Local presenters include professors from the School of English and Interdisciplinary Studies like Steven Wingate, Jodi Andrews and Amber Jensen, Sioux Falls graphic novelist Hector Curriel, Native American activist Craig Howe from Pine Ridge and Carter Johnson, a professor emeritus in SDSU’s Department of Natural Resources. 

The national authors in attendance usually have a connection to the state, whether that’s writing about South Dakota or being from South Dakota. 

“The festival is a way of supporting the community of readers and writers in South Dakota and also bringing in nationally known authors who might not otherwise come to this stage or might not otherwise meet South Dakota readers,” Widman said. 

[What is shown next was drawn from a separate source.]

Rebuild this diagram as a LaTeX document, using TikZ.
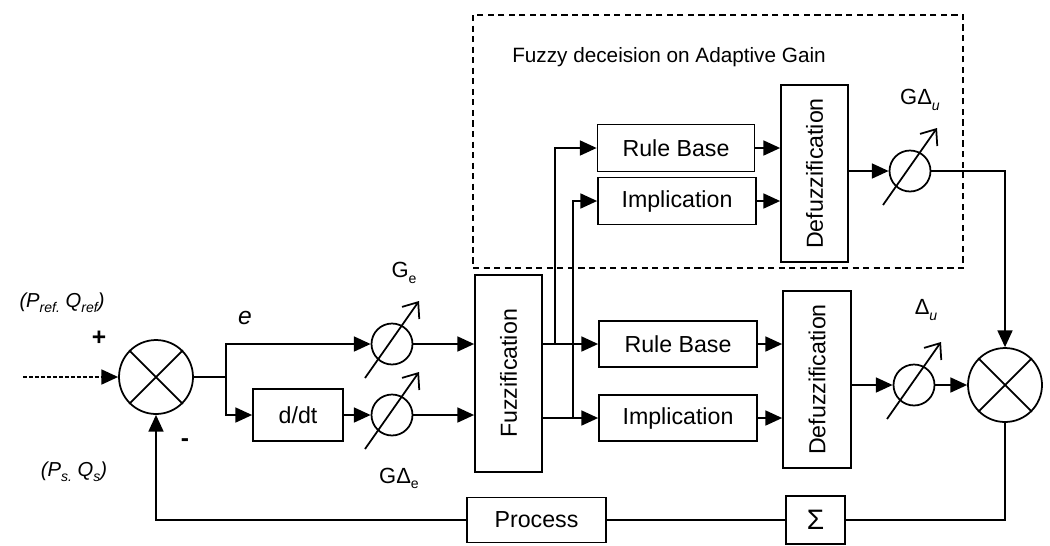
\documentclass[tikz,border=0pt]{standalone}
\usepackage{fontspec}
\setmainfont{Liberation Sans}
\usetikzlibrary{arrows.meta,calc}
\newcommand{\sbs}[1]{\raisebox{-0.45ex}{\fontsize{8}{8}\selectfont #1}}
\begin{document}
\begin{tikzpicture}[x=0.02cm,y=-0.02cm,
  line width=1pt,
  arr/.style={-{Triangle[length=9.5pt,width=8.5pt]}},
  blk/.style={draw,rectangle,inner sep=0pt,font=\fontsize{13.2}{15}\selectfont},
  summer/.style={draw,circle,inner sep=0pt,minimum size=1.48cm},
  gain/.style={draw,circle,inner sep=0pt,minimum size=0.82cm},
  gainarrow/.style={-{Straight Barb[length=7.5pt,width=12pt]}},
  lbl/.style={inner sep=0pt,font=\fontsize{12.5}{14}\selectfont}
]
\useasboundingbox (0,0) rectangle (1050,545);

% dashed region
\draw[dash pattern=on 3.5pt off 2.5pt,line width=0.8pt] (473,15) rectangle (963,268);
\node[lbl,font=\fontsize{11.8}{13}\selectfont] (title) at (669,57) {Fuzzy deceision on Adaptive Gain};

% summing junctions
\node[summer] (sum1) at (156,377) {};
\draw (sum1.north west) -- (sum1.south east) (sum1.north east) -- (sum1.south west);
\node[summer] (sum2) at (1005,385) {};
\draw (sum2.north west) -- (sum2.south east) (sum2.north east) -- (sum2.south west);

% blocks
\node[blk,minimum width=1.8cm,minimum height=1.04cm] (ddt) at (298,415) {d/dt};
\node[blk,minimum width=1.34cm,minimum height=3.94cm] (fuzz) at (508.5,373.5) {\rotatebox{90}{Fuzzification}};
\node[blk,minimum width=3.14cm,minimum height=0.94cm] (rb1) at (676,148) {Rule Base};
\node[blk,minimum width=3.16cm,minimum height=0.94cm] (im1) at (677,201) {Implication};
\node[blk,minimum width=1.34cm,minimum height=3.54cm] (df1) at (814.5,173.5) {\rotatebox{90}{Defuzzification}};
\node[blk,minimum width=3.16cm,minimum height=0.92cm] (rb2) at (678,344) {Rule Base};
\node[blk,minimum width=3.16cm,minimum height=0.92cm] (im2) at (678,418) {Implication};
\node[blk,minimum width=1.36cm,minimum height=3.54cm] (df2) at (817,379.5) {\rotatebox{90}{Defuzzification}};
\node[blk,minimum width=2.78cm,minimum height=0.9cm] (proc) at (536.5,520) {Process};
\node[blk,minimum width=1.18cm,minimum height=0.96cm,font=\fontsize{16}{16}\selectfont] (sig) at (815.5,520) {Σ};

% gains
\node[gain] (g1) at (392,344) {};
\node[gain] (g2) at (392,415) {};
\node[gain] (g3) at (910,171) {};
\node[gain] (g4) at (914,385) {};
\foreach \g in {g1,g2,g3,g4}
  \draw[gainarrow] ([shift={(-27,34)}]\g.center) -- ([shift={(27,-43)}]\g.center);

% labels
\node[lbl,font=\fontsize{11.5}{13}\selectfont\itshape] (pref) at (62,303) {(P\sbs{ref.} Q\sbs{ref})};
\node[lbl,font=\fontsize{14}{14}\selectfont\bfseries] (plus) at (99,338) {+};
\node[lbl,font=\fontsize{14}{14}\selectfont\bfseries] (minus) at (185,443) {-};
\node[lbl,font=\fontsize{11.5}{13}\selectfont\itshape] (ps) at (74,472) {(P\sbs{s.} Q\sbs{s})};
\node[lbl,font=\fontsize{14}{14}\selectfont\itshape] (elbl) at (245,318) {e};
\node[lbl] (gelbl) at (404,273) {G\sbs{e}};
\node[lbl] (gdelbl) at (399,478) {GΔ\sbs{e}};
\node[lbl] (gdulbl) at (920,100) {GΔ\sbs{\itshape u}};
\node[lbl] (dulbl) at (926,310) {Δ\sbs{\itshape u}};

% input and error paths
\coordinate (in) at (23,377);
\draw[arr,dash pattern=on 2.2pt off 1.2pt] (in) -- (sum1.west);
\coordinate (j1) at (226,377);
\draw (sum1.east) -- (j1);
\draw[arr] (j1) |- (g1.west);
\draw[arr] (j1) |- (ddt.west);
\draw[arr] (ddt.east) -- (g2.west);
\draw[arr] (g1.east) -- (g1.east -| fuzz.west);
\draw[arr] (g2.east) -- (g2.east -| fuzz.west);

% fuzzification outputs
\draw[arr] (fuzz.east |- rb2.west) -- (rb2.west);
\draw[arr] (fuzz.east |- im2.west) -- (im2.west);
\coordinate (v1) at (555,344);
\coordinate (v2) at (573,418);
\draw[arr] (v1) |- (rb1.west);
\draw[arr] (v2) |- (im1.west);

% to defuzzification
\draw[arr] (rb1.east) -- (rb1.east -| df1.west);
\draw[arr] (im1.east) -- (im1.east -| df1.west);
\draw[arr] (rb2.east) -- (rb2.east -| df2.west);
\draw[arr] (im2.east) -- (im2.east -| df2.west);

% outputs
\draw[arr] (df1.east |- g3.west) -- (g3.west);
\draw[arr] (g3.east) -| (sum2.north);
\draw[arr] (df2.east |- g4.west) -- (g4.west);
\draw[arr] (g4.east) -- (sum2.west);

% feedback
\draw (sum2.south) |- (sig.east);
\draw (sig.west) -- (proc.east);
\draw[arr] (proc.west) -| (sum1.south);
\end{tikzpicture}
\end{document}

For Ann Volin, the South Dakota Humanities Council director, some notable authors include Julia Lyon, author of the children’s book “A Dinosaur Named Ruth,” which tells the true story of Ruth Mason, a young pioneer girl who finds dinosaur bones in her backyard in Faith, South Dakota, and Helen Frost, a native of Brookings.

Although the festival is mainly centered around the humanities, Volin said multiple authors might interest students with various SDSU majors.

“If you’re in the College of Agriculture, Food and Environmental Sciences, you might be interested in the book by Carter Johnson, which looks at the landscape, or ‘The Farmer’s Lawyer’ by Sarah Vogel, which talks about the farm crisis, or ‘How to Fix Farming’ by Beth Hoffman,” she said. “We also worked with the engineering department to bring in an author who is going to speak about artificial intelligence.” 

All sessions and book signings are free to the public; however, the author reception at the Alumni Center on Thursday night requires a $50 ticket as well as a $20 fee for the two-hour writing workshops held throughout the weekend. 

“Books center the way we can share culture,” Volin said. “Being able to not only share those books but to hear people talking about them and discussing them, adds another layer and opens it up even further and makes it more available and more useful for people as they’re enjoying something.”